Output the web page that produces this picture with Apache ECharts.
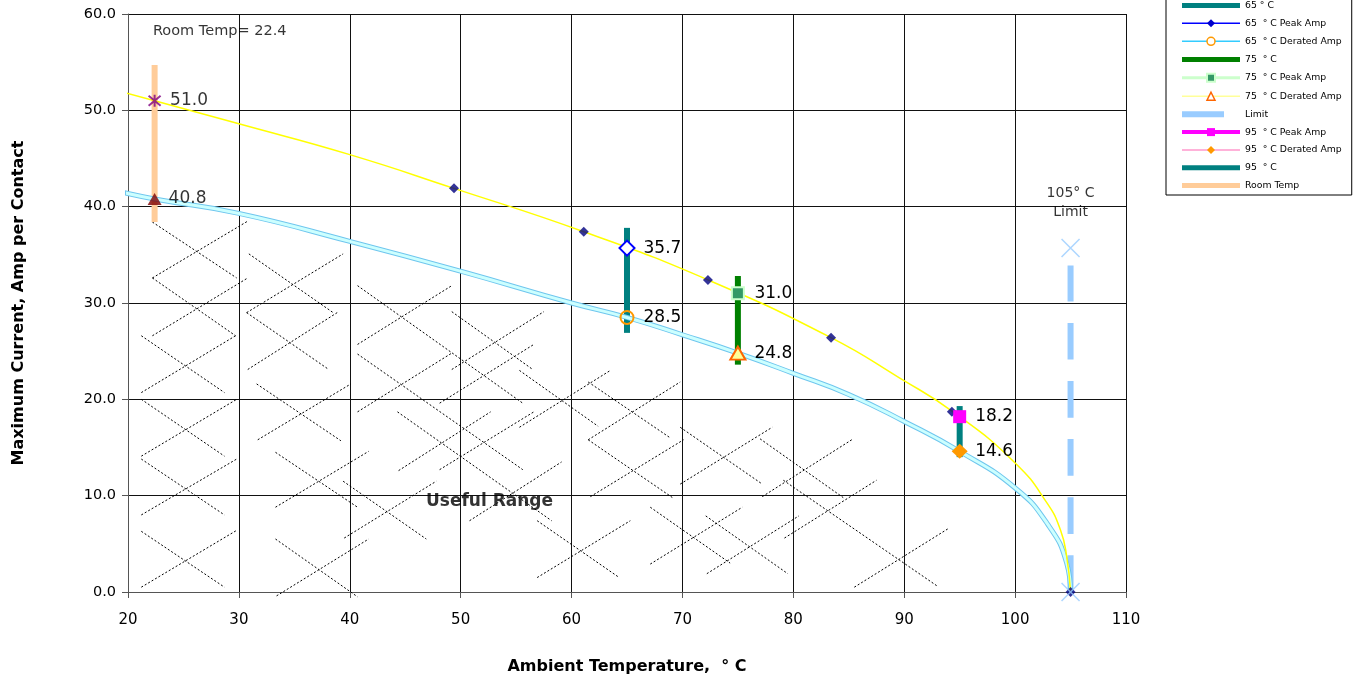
<!DOCTYPE html>
<html><head><meta charset="utf-8">
<script src="https://cdn.jsdelivr.net/npm/echarts@6/dist/echarts.min.js"></script>
<style>html,body{margin:0;padding:0;background:#fff}#c{width:1355px;height:679px}</style>
</head><body><div id="c"></div>
<script>
// ---------- data ----------
const roomTemp = 22.4;
const xTickValues = [20, 30, 40, 50, 60, 70, 80, 90, 100, 110];
const yTickValues = [0, 10, 20, 30, 40, 50, 60];

// peak-amp curve (yellow) and derated curve (light blue)
const peakCurve = [[19.2,52.0],[22.4,51.0],[30,48.6],[40,45.4],[49.4,41.9],[61.1,37.4],[72.3,32.4],[83.4,26.4],[89.6,22.2],[94.4,18.7],[100,13.4],[102.9,9.2],[104.1,6.4],[104.65,3.7],[105,0]];
const deratedCurve = [[19.1,41.6],[22.4,40.8],[30,39.3],[40,36.4],[50,33.3],[60,30.0],[65,28.5],[70,26.7],[75,24.8],[80,22.7],[85,20.5],[90,17.7],[95,14.6],[100,10.8],[102.9,7.1],[104.65,3.0],[105,0]];
const peakDiamonds = [[49.4,41.9],[61.1,37.4],[72.3,32.4],[83.4,26.4],[94.3,18.7],[105,0]];

// vertical range bars
const roomTempBar = [[22.4,38.4],[22.4,54.7]];
const bar65 = [[65,26.9],[65,37.8]];
const bar75 = [[75,23.6],[75,32.8]];
const bar95 = [[95,14.0],[95,19.3]];
const limitLine = [[105,0],[105,33.9]];

// labelled points
const peakRoom = [22.4, 51.0];
const deratedRoom = [22.4, 40.8];
const peak65 = [65, 35.7];
const derated65 = [65, 28.5];
const peak75 = [75, 31.0];
const derated75 = [75, 24.8];
const peak95 = [95, 18.2];
const derated95 = [95, 14.6];
const limitMarks = [[105, 35.7], [105, 0]];

// annotation anchors
const roomTempTextPos = [22.25, 58.2];
const usefulRangePos = [52.6, 9.35];
const limitTextPos = [105, 40.4];

// "Useful Range" hatch segments [x1, y1, x2, y2]
const hatchSegments = [
 [22.2,38.4,29.8,32.6],[22.2,32.6,30.8,38.5],[22.2,32.6,29.7,26.6],[22.2,26.6,30.8,32.6],
 [21.2,26.6,28.7,20.7],[21.2,20.7,29.7,26.6],[21.2,20.0,28.7,14.1],[21.2,14.1,29.8,20.0],
 [21.2,13.8,28.7,8.0],[21.2,8.0,29.8,13.8],[21.2,6.3,28.7,0.5],[21.2,0.5,29.8,6.4],
 [30.9,35.1,38.5,29.0],[30.7,29.0,39.4,35.1],[30.7,29.0,38.1,23.1],[30.8,23.1,39.0,29.1],
 [31.6,21.6,39.2,15.7],[31.7,15.8,40.1,21.6],[33.3,14.5,40.7,8.8],[33.3,8.8,41.7,14.6],
 [33.3,5.5,40.7,-0.5],[33.4,-0.4,41.7,5.5],[39.4,11.5,46.9,5.5],[39.5,5.6,47.8,11.5],
 [40.7,31.8,55.6,19.6],[40.7,25.7,49.2,31.8],[40.7,24.7,55.6,12.7],[40.7,18.7,49.2,24.8],
 [44.3,18.7,58.2,7.4],[49.2,29.1,56.5,23.1],[49.2,23.1,57.5,29.1],[48.1,19.6,56.6,25.7],
 [44.4,12.6,52.7,18.7],[48.1,12.7,56.6,18.7],[50.8,7.4,59.1,13.5],[55.3,23.0,62.4,17.2],
 [55.3,17.1,63.5,23.0],[61.5,21.8,68.9,16.0],[61.5,15.8,69.1,9.8],[61.7,9.9,70.1,15.8],
 [61.5,15.8,69.8,21.8],[56.9,7.4,64.3,1.5],[56.9,1.5,65.3,7.4],[69.8,17.1,77.2,11.2],
 [69.8,11.2,78.1,17.1],[77.0,15.9,84.5,9.8],[77.2,9.9,85.4,15.9],[79.1,11.6,93.0,0.6],
 [79.2,5.6,87.5,11.6],[67.1,8.8,74.3,3.0],[67.1,2.9,75.4,8.8],[72.1,7.9,79.5,1.9],
 [72.2,1.9,80.5,7.9],[85.5,0.5,94.0,6.6]
];

// ---------- chart ----------
const FONT = 'DejaVu Sans';
const chart = echarts.init(document.getElementById('c'), null, {renderer:'canvas'});

function valLabel(size, extra) {
  return {show:true, position:'right', distance:15.5 - size/2 + (extra || 0), color:'#000',
    fontFamily:FONT, fontSize:17, formatter: p => p.value[1].toFixed(1)};
}
function bar(name, data, color, width, dash) {
  return {type:'line', name, data, symbol:'none', clip:false, z:2, silent:true,
    lineStyle:{color, width, type: dash || 'solid', cap:'butt'}, itemStyle:{color}};
}
function marker(name, pt, symbol, size, itemStyle, lineStyle) {
  return {type:'line', name, data:[pt], symbol, symbolSize:size, showSymbol:true, clip:false, z:6,
    itemStyle, lineStyle, label: valLabel(Array.isArray(size) ? size[0] : size)};
}
function curve(data, color, width) {
  return {type:'line', data, symbol:'none', smooth:0.5, clip:false, z:3, silent:true,
    lineStyle:{color, width}};
}
const XPATH = 'path://M0,0L10,10M10,0L0,10';
const ASTER = 'path://M0,0L10,10M10,0L0,10M5,-1L5,11';
const hidden = {color:'rgba(0,0,0,0)', borderColor:'rgba(0,0,0,0)', borderWidth:0};

const series = [
  {type:'lines', coordinateSystem:'cartesian2d', clip:false, silent:true, z:1,
   lineStyle:{color:'#000', width:1, type:[2,2], opacity:1},
   data: hatchSegments.map(s => ({coords:[[s[0],s[1]],[s[2],s[3]]]}))},
  bar('Room Temp', roomTempBar, '#ffcc99', 6),
  bar('65 ° C', bar65, '#008080', 6),
  bar('75  ° C', bar75, '#008000', 6),
  bar('95  ° C', bar95, '#008080', 6),
  bar('Limit', limitLine, '#99ccff', 6, [36.7, 21.4]),
  curve(deratedCurve, '#6fc6ee', 5),
  curve(deratedCurve, '#ccffff', 3),
  curve(peakCurve, '#ffff00', 1.5),
  {type:'scatter', data:peakDiamonds, symbol:'diamond', symbolSize:10, z:4, itemStyle:{color:'#000080'}},
  {type:'scatter', data:[peakRoom], symbol:ASTER, symbolSize:12, z:6,
   itemStyle:{color:'none', borderColor:'#800080', borderWidth:2}, label:valLabel(12, -2.5)},
  {type:'scatter', data:[deratedRoom], symbol:'triangle', symbolSize:[14,12], z:6,
   itemStyle:{color:'#800000'}, label:valLabel(14, -1.5)},
  marker('65  ° C Peak Amp', peak65, 'diamond', 15, {color:'#fff', borderColor:'#0000ff', borderWidth:2}, {color:'#0000ff', width:1.5}),
  marker('65  ° C Derated Amp', derated65, 'circle', 13, {color:'rgba(0,0,0,0)', borderColor:'#ff9900', borderWidth:2}, {color:'#33ccff', width:1.5}),
  marker('75  ° C Peak Amp', peak75, 'rect', 12, {color:'#339966', borderColor:'#ccffcc', borderWidth:2}, {color:'#ccffcc', width:3}),
  marker('75  ° C Derated Amp', derated75, 'triangle', [15,13], {color:'#ffff99', borderColor:'#ff6600', borderWidth:2}, {color:'#ffff99', width:1.5}),
  marker('95  ° C Peak Amp', peak95, 'rect', 13, {color:'#ff00ff'}, {color:'#ff00ff', width:4}),
  marker('95  ° C Derated Amp', derated95, 'diamond', [16,15], {color:'#ff9900'}, {color:'#ff99cc', width:1.5}),
  {type:'scatter', data:limitMarks, symbol:XPATH, symbolSize:18, z:7,
   itemStyle:{color:'none', borderColor:'#99ccff', borderWidth:1.5}},
  {type:'scatter', data:[roomTempTextPos], symbolSize:0, z:8, silent:true, itemStyle:{color:'rgba(0,0,0,0)'},
   label:{show:true, position:'right', distance:0, formatter:'Room Temp= ' + roomTemp, color:'#000', fontFamily:FONT, fontSize:14.5}},
  {type:'scatter', data:[usefulRangePos], symbolSize:0, z:8, silent:true, itemStyle:{color:'rgba(0,0,0,0)'},
   label:{show:true, position:'inside', formatter:'Useful Range', color:'#000', fontFamily:FONT, fontSize:17, fontWeight:'bold'}},
  {type:'scatter', data:[limitTextPos], symbolSize:0, z:8, silent:true, itemStyle:{color:'rgba(0,0,0,0)'},
   label:{show:true, position:'inside', formatter:'105° C\nLimit', color:'#000', fontFamily:FONT, fontSize:14, lineHeight:19, align:'center'}}
];

const legendItems = [
  {name:'65 ° C', itemStyle:hidden, lineStyle:{color:'#008080', width:5}},
  {name:'65  ° C Peak Amp', itemStyle:{color:'#0000cc', borderWidth:0}, lineStyle:{color:'#0000ff', width:1.5}},
  {name:'65  ° C Derated Amp', itemStyle:{color:'#fff', borderColor:'#ff9900', borderWidth:1.5}, lineStyle:{color:'#33ccff', width:1.5}},
  {name:'75  ° C', itemStyle:hidden, lineStyle:{color:'#008000', width:5}},
  {name:'75  ° C Peak Amp', itemStyle:{color:'#339966', borderColor:'#ccffcc', borderWidth:2}, lineStyle:{color:'#ccffcc', width:3}},
  {name:'75  ° C Derated Amp', itemStyle:{color:'#fff', borderColor:'#ff6600', borderWidth:1.5}, lineStyle:{color:'#ffff99', width:1.5}},
  {name:'Limit', itemStyle:hidden, lineStyle:{color:'#99ccff', width:6, type:[42,30]}},
  {name:'95  ° C Peak Amp', itemStyle:{color:'#ff00ff', borderWidth:0}, lineStyle:{color:'#ff00ff', width:4}},
  {name:'95  ° C Derated Amp', itemStyle:{color:'#ff9900', borderWidth:0}, lineStyle:{color:'#ff99cc', width:1.5}},
  {name:'95  ° C', itemStyle:hidden, lineStyle:{color:'#008080', width:5}},
  {name:'Room Temp', itemStyle:hidden, lineStyle:{color:'#ffcc99', width:5}}
];

chart.setOption({
  animation:false,
  backgroundColor:'#fff',
  grid:{left:128, right:229, top:14, bottom:87, containLabel:false, outerBoundsMode:'none'},
  legend:{orient:'vertical', left:1166, top:-4, padding:[5,10,5,13], itemWidth:58, itemHeight:10, itemGap:8.8,
    borderColor:'#000', borderWidth:1, backgroundColor:'#fff', selectedMode:false,
    textStyle:{fontFamily:FONT, fontSize:9.3, color:'#000'}, data:legendItems},
  xAxis:{type:'value', min:xTickValues[0], max:xTickValues[xTickValues.length-1], interval:10,
    axisLine:{show:true, onZero:false, lineStyle:{color:'#555', width:1}},
    axisTick:{show:true, length:6, lineStyle:{color:'#555'}},
    axisLabel:{color:'#000', fontFamily:FONT, fontSize:15, margin:21, showMinLabel:true, showMaxLabel:true},
    splitLine:{show:true, lineStyle:{color:'#111', width:1}},
    name:'Ambient Temperature,  ° C', nameLocation:'middle', nameGap:67,
    nameTextStyle:{fontFamily:FONT, fontWeight:'bold', fontSize:16, color:'#000'}},
  yAxis:{type:'value', min:yTickValues[0], max:yTickValues[yTickValues.length-1], interval:10,
    axisLine:{show:true, onZero:false, lineStyle:{color:'#555', width:1}},
    axisTick:{show:true, length:6, lineStyle:{color:'#555'}},
    axisLabel:{color:'#000', fontFamily:FONT, fontSize:14.5, margin:12, formatter:v => v.toFixed(1), showMinLabel:true, showMaxLabel:true},
    splitLine:{show:true, lineStyle:{color:'#111', width:1}},
    name:'Maximum Current, Amp per Contact', nameLocation:'middle', nameGap:101, nameRotate:90,
    nameTextStyle:{fontFamily:FONT, fontWeight:'bold', fontSize:16, color:'#000'}},
  series
});
</script></body></html>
== == ==
▶ Task goal
Repeat exactly and only the lines from the start of the data above through the line that holds "const yTickValues = [0, 10, 20, 30, 40, 50, 60];", inclusive. Pictures do not belong in the copy.

▶ Problem solution
Output the web page that produces this picture with Apache ECharts.
<!DOCTYPE html>
<html><head><meta charset="utf-8">
<script src="https://cdn.jsdelivr.net/npm/echarts@6/dist/echarts.min.js"></script>
<style>html,body{margin:0;padding:0;background:#fff}#c{width:1355px;height:679px}</style>
</head><body><div id="c"></div>
<script>
// ---------- data ----------
const roomTemp = 22.4;
const xTickValues = [20, 30, 40, 50, 60, 70, 80, 90, 100, 110];
const yTickValues = [0, 10, 20, 30, 40, 50, 60];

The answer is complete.